Load apptainer — typically by running module load apptainer.
Run source <(curl -s "https://raw.githubusercontent.com/Ben-Drucker/slurm-gen-internal/refs/heads/main/build_and_nvidia_script.sh?token=GHSAT0AAAAAACTQF4TQOQRUCC5WY5RJVG6IZYRQF6A"). This will do the following automatically:
Download tunneller-support container
Build the container to a .sif file
Install Nvidia drivers (See troubleshooting section if Nvidia drivers not found)
Troubleshooting:
Before continuing, ensure your version of VS Code is up to date.
Problem
Solution
SSH won't connect
• You may need to connect to a VPN and/or HTTPS proxy if your institution requires it • An id_rsa ssh key is required (currently) for authentication. Ensure it is located in ~/.ssh. • Ensure your computer has an ssh client installed.
apptainer not found
• If you get this message (or something like it) you may need to modify the default command string in SLURM++ (I.e., if apptainer is located at a different path on your HPC cluster).
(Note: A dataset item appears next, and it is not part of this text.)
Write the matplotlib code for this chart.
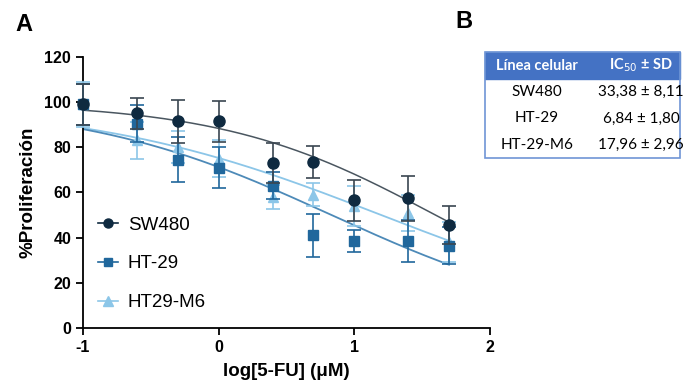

Job seems to quit instantly
• The container could not be run and the job exited. Check output log for the reason why.
CUDA support not working
• During installation, if the Nvidia drivers were not found, they need to be installed manually using a command like cp <path to drivers on host> <container.sif>/<driver paths>.
Other issues
• This extension has not been tested on different HPC clusters with potentially different settings. If stderr differs, for example, when srun is called, the extension will not work.